Comment by Oswego Willy Wednesday, Mar 23, 22 @ 10:57 am
And I do appreciate your follow up comment too, “to my defense”, much appreciated.
Thanks
Comment by Oswego Willy Wednesday, Mar 23, 22 @ 11:00 am
Walker nails it. We need to legally fortress up for labor.
Comment by Honeybear Wednesday, Mar 23, 22 @ 11:03 am
OW- the pension clause was NEVER intended to extend to retiree health care benefits yet the geniuses on the Supreme Court cited to the pension clause when ruling the benefits were a contractual promise. This is what I meant by unintended consequences
Comment by Sue Wednesday, Mar 23, 22 @ 11:30 am
OW
Yes Candy is much better at making her points. But you two always agree.
Comment by Surge voter Wednesday, Mar 23, 22 @ 11:53 am
- Surge voter
So, in the end, you agree with me, anyway… if you agree with - Candy Dogood - here and we are in agreement too…

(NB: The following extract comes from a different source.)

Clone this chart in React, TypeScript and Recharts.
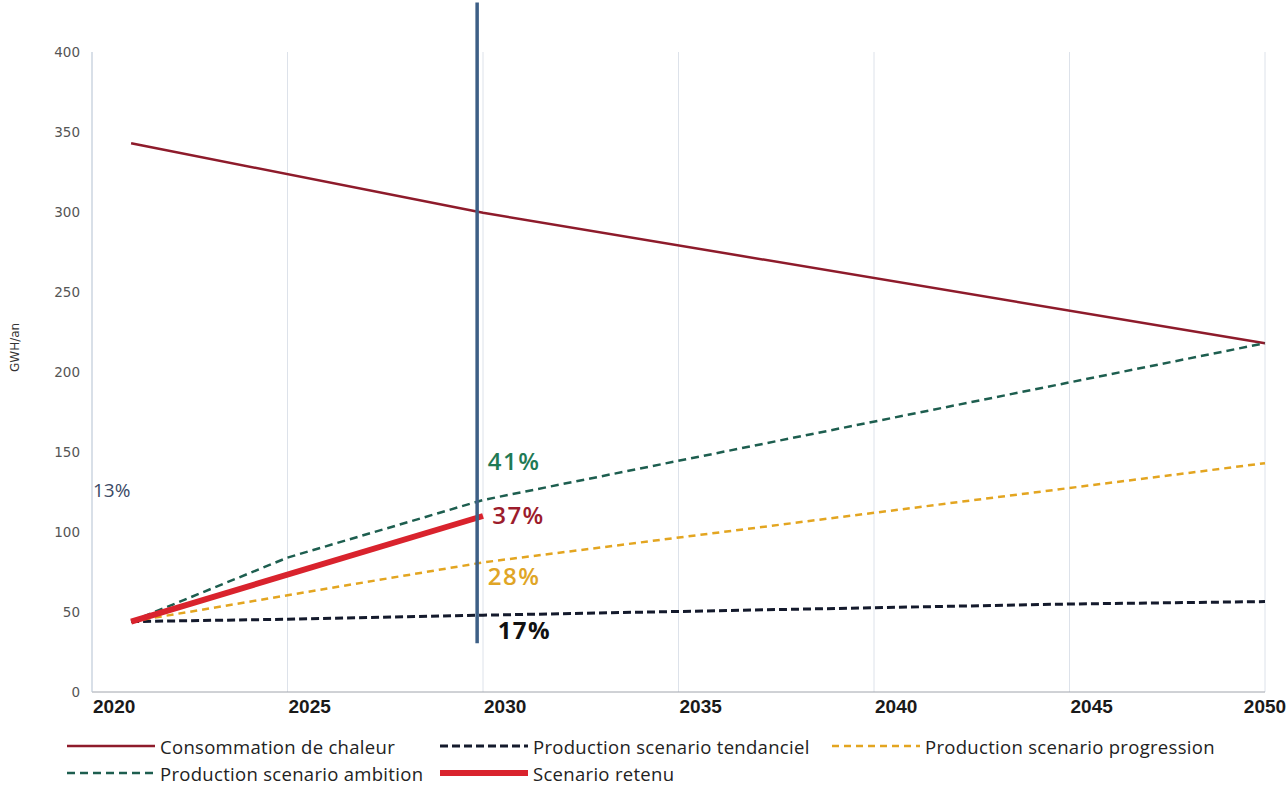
import React from "react";
import {
  LineChart,
  Line,
  XAxis,
  YAxis,
  CartesianGrid,
  ReferenceLine,
  ReferenceDot,
} from "recharts";

// values (GWh/an)
const consumptionYears = [2021, 2030, 2050];
const consumptionValues = [343, 299.5, 218];

const tendancielYears = [2021, 2025, 2030, 2045, 2050];
const tendancielValues = [44, 45.5, 48, 55, 56.5];

const progressionYears = [2021, 2030, 2050];
const progressionValues = [44, 81, 143];

const ambitionYears = [2021, 2025, 2030, 2050];
const ambitionValues = [44, 84, 120, 218];

const retenuYears = [2021, 2030];
const retenuValues = [44, 110];

const xTicks = [2020, 2025, 2030, 2035, 2040, 2045, 2050];
const yTicks = [0, 50, 100, 150, 200, 250, 300, 350, 400];

// the blue marker line (year, from value, to value)
const markerYear = 2029.85;
const markerFrom = 30.5;
const markerTo = 431;

const annotations = [
  { text: "41%", year: 2030.15, value: 143, color: "#1f7a55", size: 24, weight: 600 },
  { text: "37%", year: 2030.26, value: 109, color: "#9c1c2c", size: 24, weight: 600 },
  { text: "28%", year: 2030.15, value: 71, color: "#e0a526", size: 24, weight: 600 },
  { text: "17%", year: 2030.4, value: 37, color: "#111111", size: 24, weight: 700 },
  { text: "13%", year: 2020.05, value: 125, color: "#3b4a66", size: 19, weight: 400 },
];

const colors = {
  consumption: "#8e1b2b",
  tendanciel: "#141a2c",
  progression: "#e3a520",
  ambition: "#1d5e4f",
  retenu: "#d9232d",
  marker: "#3d5f86",
};

const toPoints = (years: number[], values: number[]) =>
  years.map((year, i) => ({ year, value: values[i] }));

const series = [
  { name: "Consommation de chaleur", data: toPoints(consumptionYears, consumptionValues), color: colors.consumption, width: 2.5, dash: undefined },
  { name: "Production scenario tendanciel", data: toPoints(tendancielYears, tendancielValues), color: colors.tendanciel, width: 3, dash: "8 4" },
  { name: "Production scenario progression", data: toPoints(progressionYears, progressionValues), color: colors.progression, width: 2.5, dash: "7 5" },
  { name: "Production scenario ambition", data: toPoints(ambitionYears, ambitionValues), color: colors.ambition, width: 2.5, dash: "8 5" },
  { name: "Scenario retenu", data: toPoints(retenuYears, retenuValues), color: colors.retenu, width: 6, dash: undefined },
];

// legend slots (row, left)
const legendSlots = [
  { top: 735, left: 67 },
  { top: 735, left: 440 },
  { top: 735, left: 832 },
  { top: 762, left: 67 },
  { top: 762, left: 440 },
];

const XTick = (props: any) => {
  const { x, y, payload } = props;
  const last = payload.value === 2050;
  return (
    <text
      x={last ? x : x + 1}
      y={y + 13}
      textAnchor={last ? "middle" : "start"}
      fill="#1a1a1a"
      fontSize={19}
      fontWeight={600}
      fontFamily="'Liberation Sans Narrow', 'Liberation Sans', sans-serif"
    >
      {payload.value}
    </text>
  );
};

const App = () => {
  return (
    <div style={{ position: "fixed", left: 0, top: 0, width: 1287, height: 787, background: "#fff" }}>
      <LineChart
        width={1287}
        height={787}
        margin={{ top: 52, right: 22, left: 8, bottom: 65 }}
      >
        <CartesianGrid horizontal={false} stroke="#dde2ea" />
        <XAxis
          dataKey="year"
          type="number"
          domain={[2020, 2050]}
          ticks={xTicks}
          tick={<XTick />}
          tickLine={false}
          axisLine={{ stroke: "#a0a4ac" }}
          height={30}
          allowDuplicatedCategory={false}
        />
        <YAxis
          dataKey="value"
          domain={[0, 400]}
          ticks={yTicks}
          width={84}
          tickLine={false}
          tickSize={6}
          tickMargin={6}
          axisLine={{ stroke: "#c3cedb" }}
          tick={{ fill: "#555", fontSize: 13.5, fontFamily: "DejaVu Sans" }}
          label={{
            value: "GWH/an",
            angle: -90,
            position: "insideLeft",
            offset: 7,
            fill: "#333",
            fontSize: 12,
            fontFamily: "DejaVu Sans",
          }}
        />
        {series.map((s) => (
          <Line
            key={s.name}
            data={s.data}
            dataKey="value"
            name={s.name}
            type="linear"
            stroke={s.color}
            strokeWidth={s.width}
            strokeDasharray={s.dash}
            dot={false}
            activeDot={false}
            isAnimationActive={false}
          />
        ))}
        <ReferenceLine
          segment={[
            { x: markerYear, y: markerFrom },
            { x: markerYear, y: markerTo },
          ]}
          stroke={colors.marker}
          strokeWidth={3.5}
          ifOverflow="visible"
        />
        {annotations.map((a) => (
          <ReferenceDot
            key={a.text}
            x={a.year}
            y={a.value}
            r={1}
            fill="none"
            stroke="none"
            ifOverflow="visible"
            label={(p: any) => (
              <text
                x={p.viewBox.x}
                y={p.viewBox.y + 1}
                dominantBaseline="middle"
                fill={a.color}
                fontSize={a.size}
                fontWeight={a.weight}
                letterSpacing={a.size > 20 ? 1.5 : 0}
                fontFamily="'Open Sans', sans-serif"
              >
                {a.text}
              </text>
            )}
          />
        ))}
      </LineChart>
      {series.map((s, i) => (
        <div
          key={s.name}
          style={{
            position: "absolute",
            left: legendSlots[i].left,
            top: legendSlots[i].top,
            height: 22,
            display: "flex",
            alignItems: "center",
            fontFamily: "'Open Sans', sans-serif",
            fontSize: 18.5,
            fontWeight: 500,
            letterSpacing: 0.3,
            color: "#222",
            whiteSpace: "nowrap",
          }}
        >
          <svg width={88} height={8} style={{ marginRight: 5 }}>
            <line
              x1={0}
              y1={4}
              x2={88}
              y2={4}
              stroke={s.color}
              strokeWidth={s.width}
              strokeDasharray={s.dash}
            />
          </svg>
          {s.name}
        </div>
      ))}
    </div>
  );
};

export default App;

Well, I feel a whole lot better, lol
You’ve added quite a bit today.
Comment by Oswego Willy Wednesday, Mar 23, 22 @ 12:00 pm
OW
not really. She’s just better at spin.
Comment by Surge voter Wednesday, Mar 23, 22 @ 12:41 pm
- Surge voter -
(Sigh)
Everyone’s a critic.
You’ve yet to add a single thing to this post, you could ignore what I write, and let the adults talk. Thanks.
Comment by Oswego Willy Wednesday, Mar 23, 22 @ 12:47 pm
@Sue:
It’s not such a giant leap to rule that retiree health insurance is covered by the Constitution if you think of it as part of a person’s pension, which is a legitimate argument to make.
Comment by Demoralized Wednesday, Mar 23, 22 @ 2:01 pm
===…yet the geniuses on the Supreme Court cited to the pension clause when ruling the benefits were a contractual promise===
That pesky constitution… what was that ruling… was it a split decision?